Global equity traders are interested spectators, but not unbiased. They are not just cheering for Mr Powell’s team; they are betting heavily on a Fed win.
The tug-of-war began last year. In August, the Fed sent the equivalent of the “Bat Signal” to the world. They announced that instead of failing to manage inflation to a fixed 2.0% target, they will attempt to target an average rate around 2.0%
“Attention World-Fed Speaking” Photo wikimedia
In September, Mr Powell said: “We think that the economy’s going to need low interest rates, which support economic activity, for an extended period of time … it will be measured in years. However long it takes, we’re going to be there.”
He hasn’t changed his tune. He doesn’t seem to think that inflation is a problem, and remains more concerned about deflation. In his post-FOMC press conference January 27, he said “there are significant disinflationary pressures around the world, and there have been for a while, and they persist today. It is not going to be easy to have inflation move up.”
Mr Powell isn’t worried about a plunge in the unemployment rate either. Full-employment would have forced the Fed to raise interest rates, in the past. Not now. On February 10, he referenced the revised FOMC Statement on Longer Run Goals and Monetary Policy, and noted the economies ability to sustain a robust job market without causing an unwanted increase in inflation. He said, “we will not tighten monetary policy solely in response to a strong labor market.”
Bond traders managed to drive Treasury yields higher.
The 10-year US Treasury yield closed at 0.77% on the US election date, then climbed steadily, touching 1.19% on February 5, 2021. Bond traders disagree with the Fed’s inflation outlook.
And why shouldn’t they? The Fed has an abysmal track record managing inflation. They are not alone.
Statistics Canada has introduced a personal inflation calculator as a tool to help sell the Bank of Canada’s inflation outlook. Many consumers notice that ever-day items are costing more, despite being told inflation is low. If you are not selling or buying a home, house price inflation is a moot point. The same holds true with low airfare and accommodations prices if you are adhering to a government-mandated lockdown.
The Bank of Canada almost admits inflation is higher.

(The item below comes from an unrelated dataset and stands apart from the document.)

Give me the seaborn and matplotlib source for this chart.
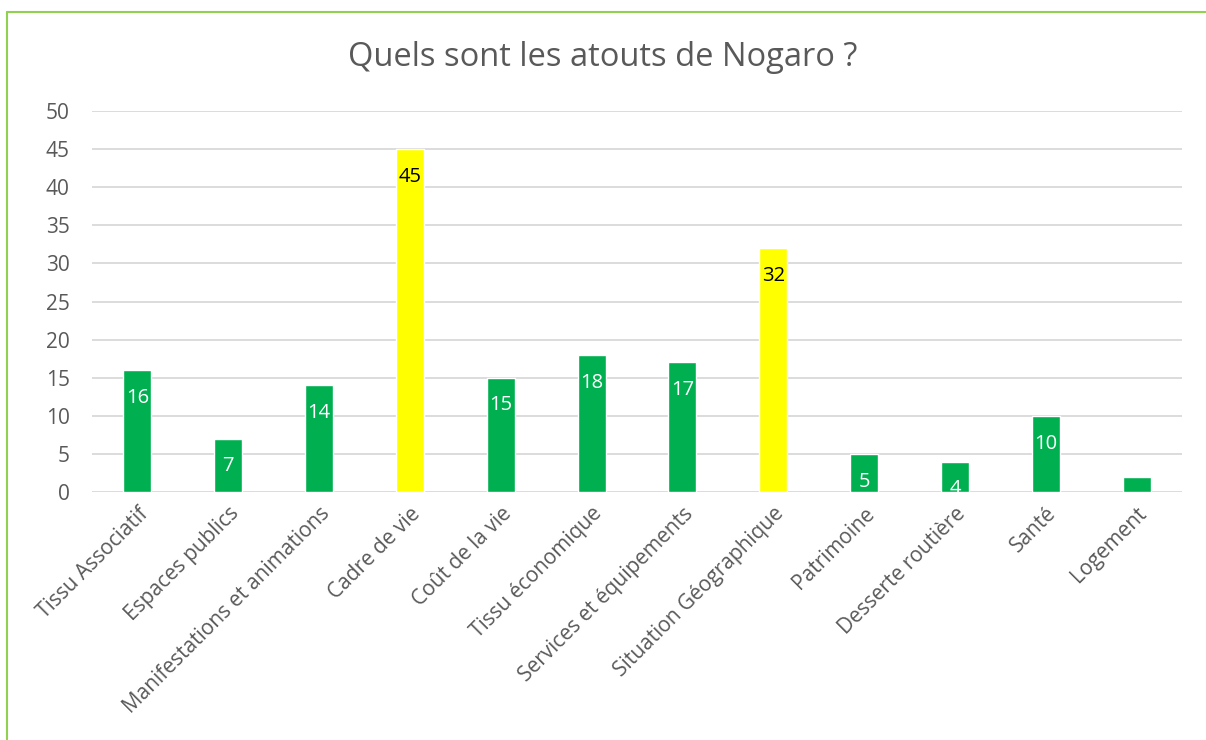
import matplotlib
matplotlib.use("Agg")
import matplotlib.pyplot as plt
from matplotlib.lines import Line2D
import seaborn as sns
import pandas as pd

categories = ["Tissu Associatif", "Espaces publics", "Manifestations et animations",
              "Cadre de vie", "Coût de la vie", "Tissu économique",
              "Services et équipements", "Situation Géographique", "Patrimoine",
              "Desserte routière", "Santé", "Logement"]
values = [16, 7, 14, 45, 15, 18, 17, 32, 5, 4, 10, 2]
highlighted = ["Cadre de vie", "Situation Géographique"]
shown_labels = [True] * 11 + [False]
y_ticks = [0, 5, 10, 15, 20, 25, 30, 35, 40, 45, 50]

GREEN = "#00B050"
YELLOW = "#FFFF00"
TEXT = "#595959"

sns.set_theme(style="white")
plt.rcParams["font.family"] = ["Open Sans", "DejaVu Sans"]

df = pd.DataFrame({"cat": categories, "val": values})
df["grp"] = ["hi" if c in highlighted else "lo" for c in categories]

fig = plt.figure(figsize=(12.06, 7.40), dpi=100)
ax = fig.add_axes([92 / 1206, 1 - 492 / 740, (1182 - 92) / 1206, (492 - 111) / 740])

sns.barplot(data=df, x="cat", y="val", hue="grp", palette={"hi": YELLOW, "lo": GREEN},
            dodge=False, width=0.31, legend=False, ax=ax, zorder=3, saturation=1)

ax.set_ylim(0, 50)
ax.set_xlim(-0.5, len(categories) - 0.5)
ax.set_yticks(y_ticks)
ax.yaxis.grid(True, color="#D9D9D9", linewidth=1.3, zorder=0)
ax.set_axisbelow(True)
for s in ax.spines.values():
    s.set_visible(False)
ax.set_xlabel("")
ax.set_ylabel("")
ax.tick_params(axis="y", length=0, labelsize=15, labelcolor=TEXT, pad=16)
ax.tick_params(axis="x", length=0, labelsize=15, labelcolor=TEXT, pad=8)
ax.set_xticks(range(len(categories)))
ax.set_xticklabels(categories, rotation=45, ha="right", rotation_mode="anchor")

for i, (c, v, show) in enumerate(zip(categories, values, shown_labels)):
    if not show:
        continue
    col = "black" if c in highlighted else "white"
    ax.annotate(str(v), xy=(i, v), xytext=(0, -20), textcoords="offset points",
                ha="center", va="center", fontsize=14.5, color=col, zorder=5)

fig.text(0.5, 1 - 58 / 740, "Quels sont les atouts de Nogaro ?", ha="center",
         va="center", fontsize=23.5, color=TEXT)

border = "#92D050"
fig.add_artist(Line2D([7 / 1206, 1.0], [1 - 12 / 740, 1 - 12 / 740],
                      transform=fig.transFigure, color=border, linewidth=1.5))
fig.add_artist(Line2D([7 / 1206, 7 / 1206], [0.0, 1 - 12 / 740],
                      transform=fig.transFigure, color=border, linewidth=1.5))

fig.savefig("out.png", dpi=100, facecolor="white")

The recent monetary policy statement said, “CPI inflation has risen to the low end of the Bank’s 1-3 percent target range.” But it doesn’t matter. They say the increase is temporary and excessive supply will weigh on inflation “through the projection period.” Really?
Some economists are getting concerned about new inflation risks, especially in the US. They believe that the massive fiscal support already announced, combined with Biden’s $1.4 or $1.9 trillion top-up, may unleash a surge in hiring, and consumer spending. As will higher household wealth and commodity prices. That will all happen with the Fed’s blessing to ensure they don’t derail and economic recovery.
Who does one believe-Free market traders, or government institutions?
The BoC’s political masters have a vested interest in keeping interest rates at, or near zero. The Canadian government budget deficit is so massive (nearly $400 billion), that a jump in interest rates would jeopardize pet spending programs.
The Fed isn’t any different. The Congressional Budget Office projects federal debt held by the public will be over 100% of GDP in 2021.
US equity traders are cheering for the Fed, although those cheers could turn to “boo’s” if 10-year Treasury yields break above 1.25%, and triggers a stock market correction. The Nasdaq, S&P 500, and Dow Jones Industrial Average gained 6.4%, 4.0% and 2.5% year-to-date, as of February 11.
Canadian dollar bulls have pitched their camp with the Fed. The currency traded at 79.34 cents to 1 US dollar last week, and even after a profit-taking retreat, prices are just below 0.79 cents on February 11. Expectations that the Fed will leave monetary policy unchanged is keeping Canadian dollar sentiment positive
There is an old adage in financial markets which says “Do not bet against the Fed.” Those banking on reflation trades to line their pockets may find themselves with a mouthful of mud instead. 1,2,3,4-the Fed will win this reflation war.